● TASK DETAILS:
Every line below is to be copied exactly, with the pictures left out.

● DATA SHOWN:
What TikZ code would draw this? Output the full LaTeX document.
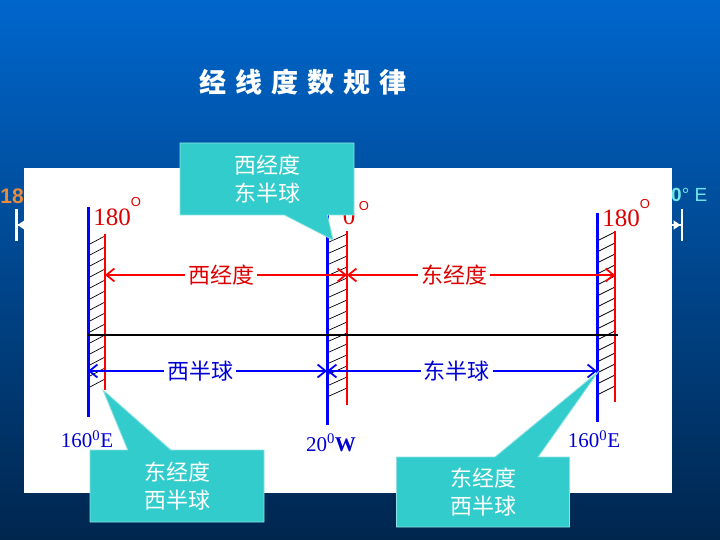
\documentclass[tikz,border=0pt]{standalone}
\usepackage{fontspec}
\setmainfont{Liberation Serif}
\setsansfont{Liberation Sans}
\newfontfamily\cjk{Noto Sans CJK SC}
\usetikzlibrary{arrows.meta, shapes.callouts}
\definecolor{bgtop}{RGB}{0,102,204}
\definecolor{bgmid}{RGB}{10,72,150}
\definecolor{bgbot}{RGB}{0,38,78}
\definecolor{merblue}{RGB}{0,0,255}
\definecolor{merred}{RGB}{255,0,0}
\definecolor{labblue}{RGB}{0,0,210}
\definecolor{labred}{RGB}{220,0,0}
\definecolor{callfill}{RGB}{51,204,204}
\definecolor{callrim}{RGB}{140,225,225}
\definecolor{oldorange}{RGB}{230,140,60}
\definecolor{oldcyan}{RGB}{110,230,230}

\begin{document}
\begin{tikzpicture}[x=1pt, y=-1pt,
  bline/.style={draw=merblue, line width=3pt},
  rline/.style={draw=merred, line width=2pt},
  hatch/.style={draw=black, line width=.7pt},
  eqline/.style={draw=black, line width=2pt},
  redarr/.style={draw=merred, line width=1.8pt, {Straight Barb[length=8pt,width=13pt]}-{Straight Barb[length=8pt,width=13pt]}},
  bluearr/.style={draw=merblue, line width=1.8pt, {Straight Barb[length=8pt,width=13pt]}-{Straight Barb[length=8pt,width=13pt]}},
  redlab/.style={fill=white, text=labred, inner sep=3pt, font=\cjk\fontsize{22}{22}\selectfont},
  bluelab/.style={fill=white, text=labblue, inner sep=3pt, font=\cjk\fontsize{22}{22}\selectfont},
  deglab/.style={text=labred, inner sep=0pt, font=\fontsize{25}{25}\selectfont},
  degsup/.style={text=labred, inner sep=0pt, font=\sffamily\fontsize{13}{13}\selectfont},
  lonlab/.style={text=labblue, inner sep=0pt, font=\fontsize{21}{21}\selectfont},
  callbox/.style={rectangle callout, fill=callfill, draw=callrim, line width=.8pt,
                  callout pointer width=43pt, text=white, align=center,
                  font=\cjk\fontsize{22}{28}\selectfont},
  ttl/.style={text=white, inner sep=0pt, font=\cjk\bfseries\fontsize{27}{27}\selectfont},
  oldarrow/.style={draw=white, line width=2.5pt,
                   {Bar[width=32pt]Triangle[length=7pt,width=9pt]}-{Triangle[length=7pt,width=9pt]Bar[width=32pt]}},
]
\useasboundingbox (0,0) rectangle (720,540);
\shade[top color=bgtop, middle color=bgmid, bottom color=bgbot] (0,0) rectangle (720,540);

% leftovers of the slide behind the white panel
\coordinate (oldL) at (15,225);
\coordinate (oldR) at (683,225);
\draw[oldarrow] (oldL) -- (oldR);
\node[text=oldorange, anchor=east, inner sep=0pt, font=\sffamily\bfseries\fontsize{21}{21}\selectfont] (old18) at (24,196) {18};
\node[text=oldcyan, anchor=west, inner sep=0pt, font=\sffamily\fontsize{19}{19}\selectfont] (oldE) at (671,195) {\textbf{0}° E};

\fill[white] (24,168) rectangle (672,493);

% hatching between the meridian pairs
\foreach \y in {240,251,...,386} \draw[hatch] (88,\y+5) -- (105,\y-4);
\foreach \y in {238,249,...,400} \draw[hatch] (327,\y+5) -- (347,\y-4);
\foreach \y in {236,247,...,400} \draw[hatch] (597,\y+5) -- (615,\y-4);

% meridians
\coordinate (lbT) at (88,207);  \coordinate (lbB) at (88,417);
\coordinate (lrT) at (105,234); \coordinate (lrB) at (105,390);
\coordinate (mbT) at (327,207); \coordinate (mbB) at (327,425);
\coordinate (mrT) at (347,231); \coordinate (mrB) at (347,405);
\coordinate (rbT) at (597,213); \coordinate (rbB) at (597,422);
\coordinate (rrT) at (615,231); \coordinate (rrB) at (615,402);
\draw[bline] (lbT) -- (lbB);
\draw[rline] (lrT) -- (lrB);
\draw[bline] (mbT) -- (mbB);
\draw[rline] (mrT) -- (mrB);
\draw[bline] (rbT) -- (rbB);
\draw[rline] (rrT) -- (rrB);

% equator
\coordinate (eqL) at (88,335);
\coordinate (eqR) at (618,335);
\draw[eqline] (eqL) -- (eqR);

% longitude and hemisphere ranges
\coordinate (wA) at (105,275); \coordinate (wB) at (347,275); \coordinate (eB) at (615,275);
\coordinate (hA) at (88,371);  \coordinate (hB) at (327,371); \coordinate (hC) at (597,371);
\draw[redarr] (wA) -- node[redlab, pos=.48] (wlon) {西经度} (wB);
\draw[redarr] (wB) -- node[redlab, pos=.40] (elon) {东经度} (eB);
\draw[bluearr] (hA) -- node[bluelab, pos=.47] (whem) {西半球} (hB);
\draw[bluearr] (hB) -- node[bluelab, pos=.48] (ehem) {东半球} (hC);

% degree labels
\node[deglab] (dL)  at (112,217) {180};
\node[degsup] (dLo) at (136,202) {O};
\node[deglab] (dM)  at (349,216) {0};
\node[degsup] (dMo) at (364,206) {O};
\node[deglab] (dR)  at (621,218) {180};
\node[degsup] (dRo) at (645,204) {O};

\node[lonlab] (gL) at (87,439)  {160\textsuperscript{0}E};
\node[lonlab] (gM) at (331,443) {20\textsuperscript{0}\textbf{W}};
\node[lonlab] (gR) at (594,439) {160\textsuperscript{0}E};

% callouts
\coordinate (p1) at (333,240);
\coordinate (p2) at (103,390);
\coordinate (p3) at (598,372);
\node[callbox, minimum width=174pt, minimum height=72pt, callout absolute pointer={(p1)}] (c1) at (267,179) {西经度\\东半球};
\node[callbox, minimum width=174pt, minimum height=72pt, callout absolute pointer={(p2)}] (c2) at (177,486) {东经度\\西半球};
\node[callbox, minimum width=173pt, minimum height=70pt, callout absolute pointer={(p3)}] (c3) at (483,492) {东经度\\西半球};

% title
\node[ttl] (title) at (303,82) {经\hspace{9pt}线\hspace{9pt}度\hspace{9pt}数\hspace{9pt}规\hspace{9pt}律};
\end{tikzpicture}
\end{document}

● SOLUTION FOR THIS PROBLEM:
What TikZ code would draw this? Output the full LaTeX document.
\documentclass[tikz,border=0pt]{standalone}
\usepackage{fontspec}
\setmainfont{Liberation Serif}
\setsansfont{Liberation Sans}
\newfontfamily\cjk{Noto Sans CJK SC}
\usetikzlibrary{arrows.meta, shapes.callouts}
\definecolor{bgtop}{RGB}{0,102,204}
\definecolor{bgmid}{RGB}{10,72,150}
\definecolor{bgbot}{RGB}{0,38,78}
\definecolor{merblue}{RGB}{0,0,255}
\definecolor{merred}{RGB}{255,0,0}
\definecolor{labblue}{RGB}{0,0,210}
\definecolor{labred}{RGB}{220,0,0}
\definecolor{callfill}{RGB}{51,204,204}
\definecolor{callrim}{RGB}{140,225,225}
\definecolor{oldorange}{RGB}{230,140,60}
\definecolor{oldcyan}{RGB}{110,230,230}

\begin{document}
\begin{tikzpicture}[x=1pt, y=-1pt,
  bline/.style={draw=merblue, line width=3pt},
  rline/.style={draw=merred, line width=2pt},
  hatch/.style={draw=black, line width=.7pt},
  eqline/.style={draw=black, line width=2pt},
  redarr/.style={draw=merred, line width=1.8pt, {Straight Barb[length=8pt,width=13pt]}-{Straight Barb[length=8pt,width=13pt]}},
  bluearr/.style={draw=merblue, line width=1.8pt, {Straight Barb[length=8pt,width=13pt]}-{Straight Barb[length=8pt,width=13pt]}},
  redlab/.style={fill=white, text=labred, inner sep=3pt, font=\cjk\fontsize{22}{22}\selectfont},
  bluelab/.style={fill=white, text=labblue, inner sep=3pt, font=\cjk\fontsize{22}{22}\selectfont},
  deglab/.style={text=labred, inner sep=0pt, font=\fontsize{25}{25}\selectfont},
  degsup/.style={text=labred, inner sep=0pt, font=\sffamily\fontsize{13}{13}\selectfont},
  lonlab/.style={text=labblue, inner sep=0pt, font=\fontsize{21}{21}\selectfont},
  callbox/.style={rectangle callout, fill=callfill, draw=callrim, line width=.8pt,
                  callout pointer width=43pt, text=white, align=center,
                  font=\cjk\fontsize{22}{28}\selectfont},
  ttl/.style={text=white, inner sep=0pt, font=\cjk\bfseries\fontsize{27}{27}\selectfont},
  oldarrow/.style={draw=white, line width=2.5pt,
                   {Bar[width=32pt]Triangle[length=7pt,width=9pt]}-{Triangle[length=7pt,width=9pt]Bar[width=32pt]}},
]
\useasboundingbox (0,0) rectangle (720,540);
\shade[top color=bgtop, middle color=bgmid, bottom color=bgbot] (0,0) rectangle (720,540);

% leftovers of the slide behind the white panel
\coordinate (oldL) at (15,225);
\coordinate (oldR) at (683,225);
\draw[oldarrow] (oldL) -- (oldR);
\node[text=oldorange, anchor=east, inner sep=0pt, font=\sffamily\bfseries\fontsize{21}{21}\selectfont] (old18) at (24,196) {18};
\node[text=oldcyan, anchor=west, inner sep=0pt, font=\sffamily\fontsize{19}{19}\selectfont] (oldE) at (671,195) {\textbf{0}° E};

\fill[white] (24,168) rectangle (672,493);

% hatching between the meridian pairs
\foreach \y in {240,251,...,386} \draw[hatch] (88,\y+5) -- (105,\y-4);
\foreach \y in {238,249,...,400} \draw[hatch] (327,\y+5) -- (347,\y-4);
\foreach \y in {236,247,...,400} \draw[hatch] (597,\y+5) -- (615,\y-4);

% meridians
\coordinate (lbT) at (88,207);  \coordinate (lbB) at (88,417);
\coordinate (lrT) at (105,234); \coordinate (lrB) at (105,390);
\coordinate (mbT) at (327,207); \coordinate (mbB) at (327,425);
\coordinate (mrT) at (347,231); \coordinate (mrB) at (347,405);
\coordinate (rbT) at (597,213); \coordinate (rbB) at (597,422);
\coordinate (rrT) at (615,231); \coordinate (rrB) at (615,402);
\draw[bline] (lbT) -- (lbB);
\draw[rline] (lrT) -- (lrB);
\draw[bline] (mbT) -- (mbB);
\draw[rline] (mrT) -- (mrB);
\draw[bline] (rbT) -- (rbB);
\draw[rline] (rrT) -- (rrB);

% equator
\coordinate (eqL) at (88,335);
\coordinate (eqR) at (618,335);
\draw[eqline] (eqL) -- (eqR);

% longitude and hemisphere ranges
\coordinate (wA) at (105,275); \coordinate (wB) at (347,275); \coordinate (eB) at (615,275);
\coordinate (hA) at (88,371);  \coordinate (hB) at (327,371); \coordinate (hC) at (597,371);
\draw[redarr] (wA) -- node[redlab, pos=.48] (wlon) {西经度} (wB);
\draw[redarr] (wB) -- node[redlab, pos=.40] (elon) {东经度} (eB);
\draw[bluearr] (hA) -- node[bluelab, pos=.47] (whem) {西半球} (hB);
\draw[bluearr] (hB) -- node[bluelab, pos=.48] (ehem) {东半球} (hC);

% degree labels
\node[deglab] (dL)  at (112,217) {180};
\node[degsup] (dLo) at (136,202) {O};
\node[deglab] (dM)  at (349,216) {0};
\node[degsup] (dMo) at (364,206) {O};
\node[deglab] (dR)  at (621,218) {180};
\node[degsup] (dRo) at (645,204) {O};

\node[lonlab] (gL) at (87,439)  {160\textsuperscript{0}E};
\node[lonlab] (gM) at (331,443) {20\textsuperscript{0}\textbf{W}};
\node[lonlab] (gR) at (594,439) {160\textsuperscript{0}E};

% callouts
\coordinate (p1) at (333,240);
\coordinate (p2) at (103,390);
\coordinate (p3) at (598,372);
\node[callbox, minimum width=174pt, minimum height=72pt, callout absolute pointer={(p1)}] (c1) at (267,179) {西经度\\东半球};
\node[callbox, minimum width=174pt, minimum height=72pt, callout absolute pointer={(p2)}] (c2) at (177,486) {东经度\\西半球};
\node[callbox, minimum width=173pt, minimum height=70pt, callout absolute pointer={(p3)}] (c3) at (483,492) {东经度\\西半球};

% title
\node[ttl] (title) at (303,82) {经\hspace{9pt}线\hspace{9pt}度\hspace{9pt}数\hspace{9pt}规\hspace{9pt}律};
\end{tikzpicture}
\end{document}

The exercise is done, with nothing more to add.